* Collected material
=-=-=-=-=
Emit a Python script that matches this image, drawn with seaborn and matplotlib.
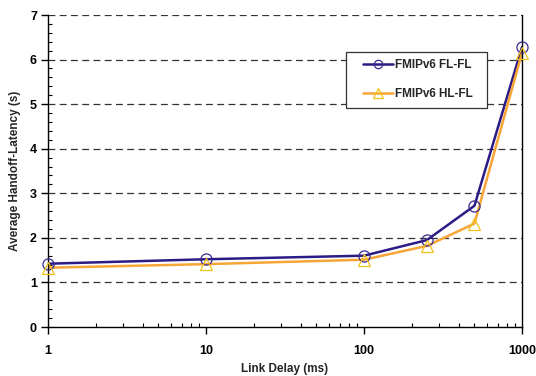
import matplotlib
matplotlib.use("Agg")
import matplotlib.pyplot as plt
import seaborn as sns
import pandas as pd
import numpy as np
from matplotlib.ticker import MultipleLocator, FixedLocator, NullFormatter, LogLocator
from matplotlib.lines import Line2D
from matplotlib.patches import Rectangle

delays = [1, 10, 100, 250, 500, 1000]
fl_fl = [1.42, 1.52, 1.60, 1.95, 2.72, 6.28]
hl_fl = [1.33, 1.41, 1.51, 1.82, 2.32, 6.15]
series_names = ["FMIPv6 FL-FL", "FMIPv6 HL-FL"]
x_ticks = [1, 10, 100, 1000]
x_ticklabels = ["1", "10", "100", "1000"]

df = pd.DataFrame({
    "delay": delays * 2,
    "latency": fl_fl + hl_fl,
    "series": [series_names[0]] * len(delays) + [series_names[1]] * len(delays),
})

sns.set_style("white")
plt.rcParams["font.family"] = ["Liberation Sans", "DejaVu Sans"]
plt.rcParams["font.weight"] = "bold"

W, H = 536, 376
fig = plt.figure(figsize=(W / 100, H / 100), dpi=100)
ax = fig.add_axes([48 / W, 1 - 327 / H, (522 - 48) / W, (327 - 15) / H])

line_colors = {series_names[0]: "#2B1B85", series_names[1]: "#F7A536"}
sns.lineplot(data=df, x="delay", y="latency", hue="series", palette=line_colors,
             ax=ax, linewidth=1.8, legend=False, sort=False)

ax.set_xscale("log")
ax.set_xlim(1, 1000)
ax.set_ylim(0, 7)

# markers
ax.plot(delays, fl_fl, linestyle="none", marker="o", markersize=8,
        markerfacecolor="none", markeredgecolor="#3A2A90", markeredgewidth=0.9, clip_on=False, zorder=5)
ax.plot(delays, hl_fl, linestyle="none", marker="^", markersize=9,
        markerfacecolor="none", markeredgecolor="#F2C21A", markeredgewidth=0.9, clip_on=False, zorder=5)

# grid
for yv in range(1, 8):
    ax.axhline(yv, color="#333333", linestyle=(0, (5.5, 3.5)), linewidth=0.9, zorder=0)

for s in ["left", "bottom", "right"]:
    ax.spines[s].set_color("black")
    ax.spines[s].set_linewidth(1.0)
ax.spines["top"].set_visible(False)

ax.yaxis.set_major_locator(MultipleLocator(1))
ax.yaxis.set_minor_locator(MultipleLocator(0.2))
ax.xaxis.set_major_locator(FixedLocator(x_ticks))
ax.set_xticklabels(x_ticklabels)
ax.xaxis.set_minor_locator(LogLocator(base=10, subs=np.arange(2, 10)))
ax.xaxis.set_minor_formatter(NullFormatter())
ax.tick_params(axis="both", which="major", direction="out", length=5, width=1,
               labelsize=9, colors="black", pad=8, left=True, bottom=True)
ax.tick_params(axis="both", which="minor", direction="in", length=3, width=0.8,
               left=True, bottom=True, colors="black")
ax.tick_params(axis="y", which="major", pad=3)
for lbl in ax.get_xticklabels() + ax.get_yticklabels():
    lbl.set_fontweight("bold")

ax.set_xlabel("Link Delay (ms)", fontsize=8.5, fontweight="bold", labelpad=4)
ax.set_ylabel("Average Handoff-Latency (s)", fontsize=8.5, fontweight="bold", labelpad=6)

# legend box
fig.add_artist(Rectangle((346 / W, 1 - 108 / H), (487 - 346) / W, (108 - 52) / H,
                         transform=fig.transFigure, facecolor="white",
                         edgecolor="#333333", linewidth=0.9, zorder=10))
handles = [
    Line2D([], [], color=line_colors[series_names[0]], linewidth=1.8, marker="o",
           markersize=6, markerfacecolor="none", markeredgecolor="#3A2A90", markeredgewidth=0.9),
    Line2D([], [], color=line_colors[series_names[1]], linewidth=1.8, marker="^",
           markersize=7, markerfacecolor="none", markeredgecolor="#F2C21A", markeredgewidth=0.9),
]
leg = fig.legend(handles, series_names, loc="upper left",
                 bbox_to_anchor=(363 / W, 1 - 59 / H), bbox_transform=fig.transFigure,
                 frameon=False, borderpad=0, borderaxespad=0,
                 handlelength=2.55, labelspacing=1.45, handletextpad=0.2,
                 prop={"weight": "bold", "size": 8.5})
leg.set_zorder(11)

fig.savefig("out.png", dpi=100)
=-=-=-=-=
* Challenge
Output all of the data exactly as it stands, minus any images.

* Solution for this problem
Emit a Python script that matches this image, drawn with seaborn and matplotlib.
import matplotlib
matplotlib.use("Agg")
import matplotlib.pyplot as plt
import seaborn as sns
import pandas as pd
import numpy as np
from matplotlib.ticker import MultipleLocator, FixedLocator, NullFormatter, LogLocator
from matplotlib.lines import Line2D
from matplotlib.patches import Rectangle

delays = [1, 10, 100, 250, 500, 1000]
fl_fl = [1.42, 1.52, 1.60, 1.95, 2.72, 6.28]
hl_fl = [1.33, 1.41, 1.51, 1.82, 2.32, 6.15]
series_names = ["FMIPv6 FL-FL", "FMIPv6 HL-FL"]
x_ticks = [1, 10, 100, 1000]
x_ticklabels = ["1", "10", "100", "1000"]

df = pd.DataFrame({
    "delay": delays * 2,
    "latency": fl_fl + hl_fl,
    "series": [series_names[0]] * len(delays) + [series_names[1]] * len(delays),
})

sns.set_style("white")
plt.rcParams["font.family"] = ["Liberation Sans", "DejaVu Sans"]
plt.rcParams["font.weight"] = "bold"

W, H = 536, 376
fig = plt.figure(figsize=(W / 100, H / 100), dpi=100)
ax = fig.add_axes([48 / W, 1 - 327 / H, (522 - 48) / W, (327 - 15) / H])

line_colors = {series_names[0]: "#2B1B85", series_names[1]: "#F7A536"}
sns.lineplot(data=df, x="delay", y="latency", hue="series", palette=line_colors,
             ax=ax, linewidth=1.8, legend=False, sort=False)

ax.set_xscale("log")
ax.set_xlim(1, 1000)
ax.set_ylim(0, 7)

# markers
ax.plot(delays, fl_fl, linestyle="none", marker="o", markersize=8,
        markerfacecolor="none", markeredgecolor="#3A2A90", markeredgewidth=0.9, clip_on=False, zorder=5)
ax.plot(delays, hl_fl, linestyle="none", marker="^", markersize=9,
        markerfacecolor="none", markeredgecolor="#F2C21A", markeredgewidth=0.9, clip_on=False, zorder=5)

# grid
for yv in range(1, 8):
    ax.axhline(yv, color="#333333", linestyle=(0, (5.5, 3.5)), linewidth=0.9, zorder=0)

for s in ["left", "bottom", "right"]:
    ax.spines[s].set_color("black")
    ax.spines[s].set_linewidth(1.0)
ax.spines["top"].set_visible(False)

ax.yaxis.set_major_locator(MultipleLocator(1))
ax.yaxis.set_minor_locator(MultipleLocator(0.2))
ax.xaxis.set_major_locator(FixedLocator(x_ticks))
ax.set_xticklabels(x_ticklabels)
ax.xaxis.set_minor_locator(LogLocator(base=10, subs=np.arange(2, 10)))
ax.xaxis.set_minor_formatter(NullFormatter())
ax.tick_params(axis="both", which="major", direction="out", length=5, width=1,
               labelsize=9, colors="black", pad=8, left=True, bottom=True)
ax.tick_params(axis="both", which="minor", direction="in", length=3, width=0.8,
               left=True, bottom=True, colors="black")
ax.tick_params(axis="y", which="major", pad=3)
for lbl in ax.get_xticklabels() + ax.get_yticklabels():
    lbl.set_fontweight("bold")

ax.set_xlabel("Link Delay (ms)", fontsize=8.5, fontweight="bold", labelpad=4)
ax.set_ylabel("Average Handoff-Latency (s)", fontsize=8.5, fontweight="bold", labelpad=6)

# legend box
fig.add_artist(Rectangle((346 / W, 1 - 108 / H), (487 - 346) / W, (108 - 52) / H,
                         transform=fig.transFigure, facecolor="white",
                         edgecolor="#333333", linewidth=0.9, zorder=10))
handles = [
    Line2D([], [], color=line_colors[series_names[0]], linewidth=1.8, marker="o",
           markersize=6, markerfacecolor="none", markeredgecolor="#3A2A90", markeredgewidth=0.9),
    Line2D([], [], color=line_colors[series_names[1]], linewidth=1.8, marker="^",
           markersize=7, markerfacecolor="none", markeredgecolor="#F2C21A", markeredgewidth=0.9),
]
leg = fig.legend(handles, series_names, loc="upper left",
                 bbox_to_anchor=(363 / W, 1 - 59 / H), bbox_transform=fig.transFigure,
                 frameon=False, borderpad=0, borderaxespad=0,
                 handlelength=2.55, labelspacing=1.45, handletextpad=0.2,
                 prop={"weight": "bold", "size": 8.5})
leg.set_zorder(11)

fig.savefig("out.png", dpi=100)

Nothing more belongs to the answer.